Médias des quartiers : l’information par effraction

A quelques jours d’intervalle, deux informations majeures font les titres de la presse sans qu’on ose vraiment les mettre en relation. D’un côte, la France de la loi de 1889 sur la liberté de la presse arrache un « accord historique » au géant américain Google pour qui l’information n’est qu’un levier dans sa liberté à engranger les bénéfices. De l’autre, la clôture de la concertation nationale du ministre de la ville qui annonce un rétrécissement drastique des territoires bénéficiant des crédits de la politique de la ville. Ici on arrache de nouveaux moyens pour permettre à la presse de vivre, et là on concentre les moyens de l’Etat sur les quartiers les plus fragiles.
L’accord Google ne fait pas consensus et les ressources qu’il génèrera font encore l’objet d’âpres négociations pour que l’ensemble de la presse numérique en bénéficie. Etre ou ne pas être dans les critères d’éligibilité, telle est la question de tous les médias en ligne. Pour les associations qui faisaient tenir la cohésion sociale, la culture ou l’éducation avec du scotch et des bouts de ficelle, le dilemme est à peine différent : être ou ne pas être sur les territoires bénéficiaires. Dans les deux cas, les outsiders devront rajouter un cran à leur ceinture déjà toute trouée et attendre que « l’écosystème » leur soit plus favorable.
Pour les médias de quartiers, il y aura peut-être comme un double effet pas cool. Devant une aide à la presse qui s’éloigne chaque jour des petits médias et qui participe au final si peu au renouvellement de la presse et de son économie, la perspective d’en bénéficier un jour, à coups de soumission drastique aux critères, semble désormais largement compromise. Le resserrement de la géographie prioritaire, certainement au bénéfice de l’emploi, du logement ou des transports, augure également une plus grande difficulté à faire vivre des initiatives qui portent sur l’éducation, les imaginaires, les représentations, et la nécessité de faire vivre des espaces de dignité et de réflexion dans un paysage médiatique qui arrive rarement à traiter la banlieue autrement que par la voie fait-diversière.
La loi des séries semble à terme condamner cette presse de banlieue qui n’aura jamais été considérée par ses aînées comme une équivalente digne de son intérêt.
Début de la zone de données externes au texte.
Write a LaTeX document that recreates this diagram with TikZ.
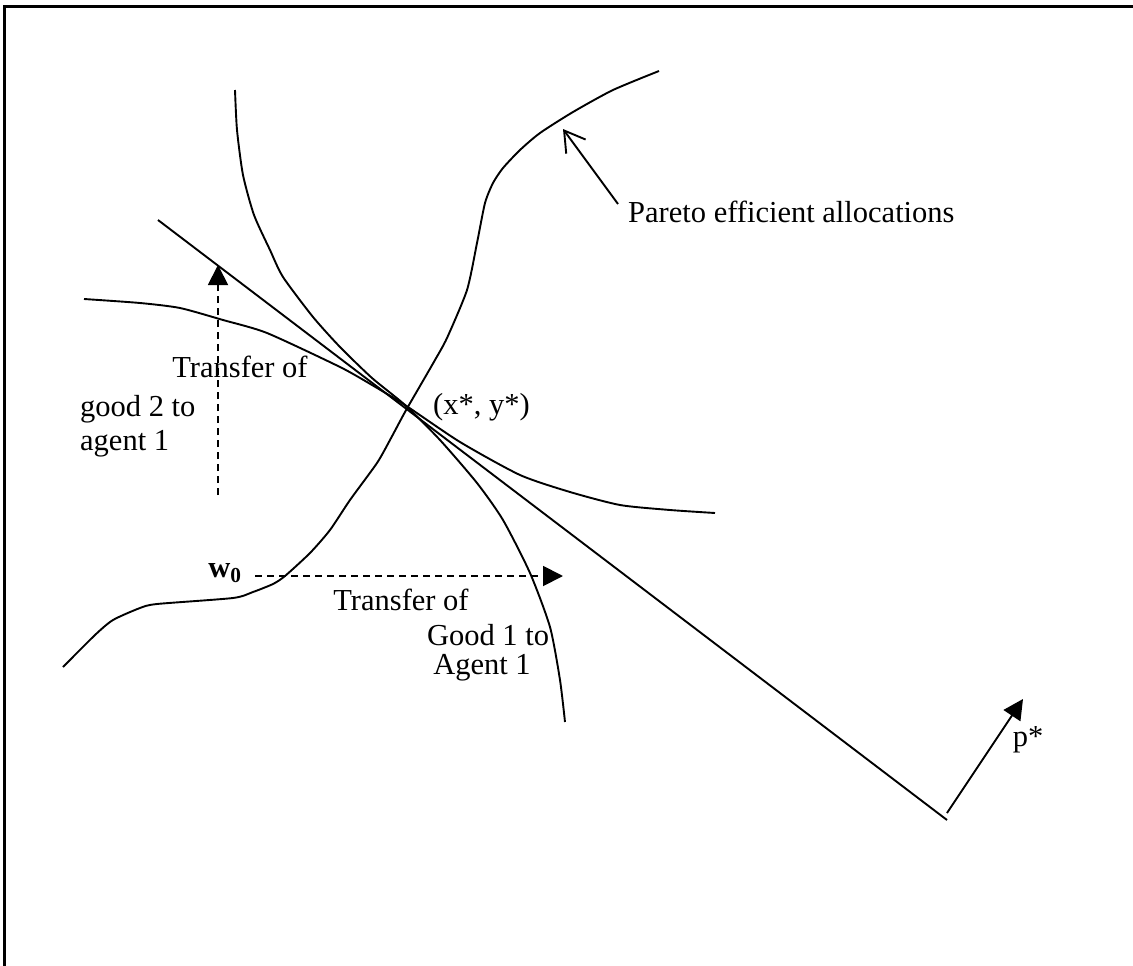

Au mieux elle est aura été vue comme un réservoir de fixeurs corvéables, au pire un alibi dont on essaie de se draper après chaque dérapage. Qui se souviendra que dans un climat économique dépressif le Bondy Blog a réussi pendant 7 ans à être financé à près de 60% par la monétisation de ses contenus ? Quel annonceur ira penser que Radio HDR ou Med’in Marseille peuvent générer des audiences locales et constituer de solides relais publicitaires ? Quel rédacteur en chef connaît la contribution du magazine Fumigène au renouvellement de l’iconographie sur les banlieues ? Et enfin quel patron de presse avouera que le site d’information de Presse & Cité innove en tentant de mettre en place un modèle hybride entre le crowdfunding et le journalisme participatif ?
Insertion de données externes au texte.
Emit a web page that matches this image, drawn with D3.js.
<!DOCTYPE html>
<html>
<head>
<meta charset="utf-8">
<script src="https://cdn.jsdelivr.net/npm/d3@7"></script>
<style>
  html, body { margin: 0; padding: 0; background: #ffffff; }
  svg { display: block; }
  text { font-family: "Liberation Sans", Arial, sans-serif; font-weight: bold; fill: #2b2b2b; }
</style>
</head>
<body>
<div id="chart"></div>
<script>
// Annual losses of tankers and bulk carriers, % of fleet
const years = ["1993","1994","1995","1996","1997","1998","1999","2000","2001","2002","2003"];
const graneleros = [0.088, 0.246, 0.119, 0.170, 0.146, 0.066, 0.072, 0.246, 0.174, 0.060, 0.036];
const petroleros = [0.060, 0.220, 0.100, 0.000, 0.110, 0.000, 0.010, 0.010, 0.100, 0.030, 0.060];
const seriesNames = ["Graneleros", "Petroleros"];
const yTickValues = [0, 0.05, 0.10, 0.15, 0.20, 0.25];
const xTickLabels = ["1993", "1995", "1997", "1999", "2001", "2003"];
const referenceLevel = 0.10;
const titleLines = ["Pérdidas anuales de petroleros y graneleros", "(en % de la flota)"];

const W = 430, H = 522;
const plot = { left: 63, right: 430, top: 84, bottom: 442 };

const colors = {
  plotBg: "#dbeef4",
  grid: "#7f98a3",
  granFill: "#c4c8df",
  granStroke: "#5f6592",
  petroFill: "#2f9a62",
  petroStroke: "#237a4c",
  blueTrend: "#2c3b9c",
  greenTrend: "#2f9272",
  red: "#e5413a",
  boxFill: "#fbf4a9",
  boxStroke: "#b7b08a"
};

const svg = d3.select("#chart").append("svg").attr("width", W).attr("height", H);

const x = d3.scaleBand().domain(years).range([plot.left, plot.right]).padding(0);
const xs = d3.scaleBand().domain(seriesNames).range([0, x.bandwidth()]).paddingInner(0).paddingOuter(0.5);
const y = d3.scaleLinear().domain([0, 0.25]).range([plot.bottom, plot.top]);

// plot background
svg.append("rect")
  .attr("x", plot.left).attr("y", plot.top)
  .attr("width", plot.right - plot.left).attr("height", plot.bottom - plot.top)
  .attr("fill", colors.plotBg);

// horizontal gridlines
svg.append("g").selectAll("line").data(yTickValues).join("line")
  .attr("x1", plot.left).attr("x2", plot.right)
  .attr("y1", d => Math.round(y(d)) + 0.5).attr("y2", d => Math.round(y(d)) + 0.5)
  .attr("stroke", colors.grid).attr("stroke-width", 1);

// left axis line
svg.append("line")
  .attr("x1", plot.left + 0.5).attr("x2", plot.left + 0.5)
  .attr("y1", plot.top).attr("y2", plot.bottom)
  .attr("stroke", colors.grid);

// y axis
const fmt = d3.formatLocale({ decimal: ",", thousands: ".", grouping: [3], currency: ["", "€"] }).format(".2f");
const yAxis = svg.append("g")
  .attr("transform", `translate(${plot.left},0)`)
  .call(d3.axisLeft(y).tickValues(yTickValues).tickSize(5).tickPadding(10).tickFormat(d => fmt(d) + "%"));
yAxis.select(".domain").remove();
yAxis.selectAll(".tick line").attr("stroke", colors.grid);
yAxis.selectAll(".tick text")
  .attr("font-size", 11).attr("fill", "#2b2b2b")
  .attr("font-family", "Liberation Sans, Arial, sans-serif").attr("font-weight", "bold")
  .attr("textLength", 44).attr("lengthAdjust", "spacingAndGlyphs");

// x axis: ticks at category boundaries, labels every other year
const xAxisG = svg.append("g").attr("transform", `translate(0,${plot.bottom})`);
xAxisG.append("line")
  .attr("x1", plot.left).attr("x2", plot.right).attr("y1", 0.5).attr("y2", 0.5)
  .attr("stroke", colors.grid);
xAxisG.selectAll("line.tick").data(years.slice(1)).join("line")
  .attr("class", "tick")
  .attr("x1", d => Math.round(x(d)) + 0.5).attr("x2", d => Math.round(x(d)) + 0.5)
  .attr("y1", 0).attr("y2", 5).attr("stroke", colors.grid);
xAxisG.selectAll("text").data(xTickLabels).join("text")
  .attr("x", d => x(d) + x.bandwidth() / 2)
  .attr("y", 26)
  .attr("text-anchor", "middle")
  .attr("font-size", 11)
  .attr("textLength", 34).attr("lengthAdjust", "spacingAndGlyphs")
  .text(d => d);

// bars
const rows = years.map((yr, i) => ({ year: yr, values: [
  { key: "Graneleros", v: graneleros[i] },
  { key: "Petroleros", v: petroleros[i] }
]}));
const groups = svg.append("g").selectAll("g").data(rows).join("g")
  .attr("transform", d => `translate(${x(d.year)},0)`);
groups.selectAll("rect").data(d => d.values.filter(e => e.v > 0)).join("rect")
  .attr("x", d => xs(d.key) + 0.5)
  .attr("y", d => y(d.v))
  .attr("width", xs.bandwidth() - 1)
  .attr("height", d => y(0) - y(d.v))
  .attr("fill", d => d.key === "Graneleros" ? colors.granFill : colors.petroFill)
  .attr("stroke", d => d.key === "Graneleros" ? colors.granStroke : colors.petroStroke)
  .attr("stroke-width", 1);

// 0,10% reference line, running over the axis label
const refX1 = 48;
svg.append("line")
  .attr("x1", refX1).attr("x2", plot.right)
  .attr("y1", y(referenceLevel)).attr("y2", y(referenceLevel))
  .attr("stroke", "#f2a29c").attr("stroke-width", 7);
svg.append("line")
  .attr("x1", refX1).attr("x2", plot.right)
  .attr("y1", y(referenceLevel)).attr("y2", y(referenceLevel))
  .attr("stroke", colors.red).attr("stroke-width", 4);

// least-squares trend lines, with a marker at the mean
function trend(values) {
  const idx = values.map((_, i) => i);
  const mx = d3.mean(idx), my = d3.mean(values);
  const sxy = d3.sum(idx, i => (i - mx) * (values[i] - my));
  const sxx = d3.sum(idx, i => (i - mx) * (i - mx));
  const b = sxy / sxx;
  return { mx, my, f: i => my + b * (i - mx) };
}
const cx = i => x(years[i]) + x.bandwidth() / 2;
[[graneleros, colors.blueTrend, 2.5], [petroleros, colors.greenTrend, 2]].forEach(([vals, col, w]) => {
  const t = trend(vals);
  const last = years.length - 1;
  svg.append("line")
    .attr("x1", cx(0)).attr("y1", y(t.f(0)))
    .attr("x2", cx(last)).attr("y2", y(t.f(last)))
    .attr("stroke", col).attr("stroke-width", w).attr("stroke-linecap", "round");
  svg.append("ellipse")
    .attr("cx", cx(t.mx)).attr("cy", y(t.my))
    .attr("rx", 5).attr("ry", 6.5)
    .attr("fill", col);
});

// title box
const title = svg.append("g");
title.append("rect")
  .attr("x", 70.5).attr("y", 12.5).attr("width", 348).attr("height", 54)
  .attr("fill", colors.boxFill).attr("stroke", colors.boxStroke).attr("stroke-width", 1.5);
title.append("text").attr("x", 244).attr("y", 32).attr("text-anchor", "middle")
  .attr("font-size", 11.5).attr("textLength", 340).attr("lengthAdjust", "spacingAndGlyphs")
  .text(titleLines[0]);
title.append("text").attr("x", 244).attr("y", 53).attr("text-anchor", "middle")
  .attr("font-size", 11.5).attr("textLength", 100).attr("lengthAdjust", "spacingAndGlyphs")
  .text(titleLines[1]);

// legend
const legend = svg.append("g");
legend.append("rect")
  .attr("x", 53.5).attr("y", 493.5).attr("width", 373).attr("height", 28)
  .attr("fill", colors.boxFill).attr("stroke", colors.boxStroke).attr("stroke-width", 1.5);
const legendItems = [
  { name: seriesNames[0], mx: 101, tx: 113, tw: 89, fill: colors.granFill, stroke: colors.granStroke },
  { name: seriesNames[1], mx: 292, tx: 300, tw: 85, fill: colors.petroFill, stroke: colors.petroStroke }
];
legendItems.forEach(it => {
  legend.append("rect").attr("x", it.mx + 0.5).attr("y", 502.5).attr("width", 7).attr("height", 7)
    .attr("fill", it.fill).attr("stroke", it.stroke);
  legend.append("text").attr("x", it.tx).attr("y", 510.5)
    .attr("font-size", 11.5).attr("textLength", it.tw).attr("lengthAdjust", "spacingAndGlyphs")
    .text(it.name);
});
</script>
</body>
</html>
Innovation, renouvellement, audience locale, monétisation… Autant de termes qu’on refuse à cette presse qu’on envisage uniquement comme l’adjuvant moral de la réparation sociale. Cette presse a certainement le défaut majeur d’être née des combats, des marches et des colères des quartiers populaires. Ni une vue de l’esprit de l’élite intellectuelle ou économique, ni l’accompagnatrice de la mue d’un parti, juste une presse née par effraction dans les urgences d’une nuit d’émeute, les élans juvéniles d’un atelier d’écriture ou les inextinguibles besoins de dire de ceux qui n’ont pas voix au chapitre. C’est cette ADN jugée douteuse qui suscite les réticences ou les rejets dans l’écosystème médiatique. Un écosystème tellement enveloppé dans sa morgue qu’il peine encore à constater les titres qui disparaissent, le morcellement des audiences, le précariat qui lamine la profession de journaliste, la prédation de grands groupes sur les médias indépendants et fatalement les innovations qui peuvent surgir pour mourir faute de soutien et de considération.
Le logique du sursaut doit de toute urgence s’imposer là où s’entretien la reconduite des sursis. Il ne s’agit plus d’accéder à la première place du banquet et de guider le couteau taillant les parts, mais bien de s’interroger : qui parmi les convives, des plus autorisés ou des plus périphériques, tente selon son niveau et ses moyens d’amorcer un changement ? Sans ce changement de paradigme, les nouveaux circuits du financement public ne sauraient que retarder les échéances. Et pour les médias des banlieues qui évoluent selon les courbes des crédits de la politique de la ville, les capacités d’adaptation ont été poussées jusque dans leurs ultimes retranchements.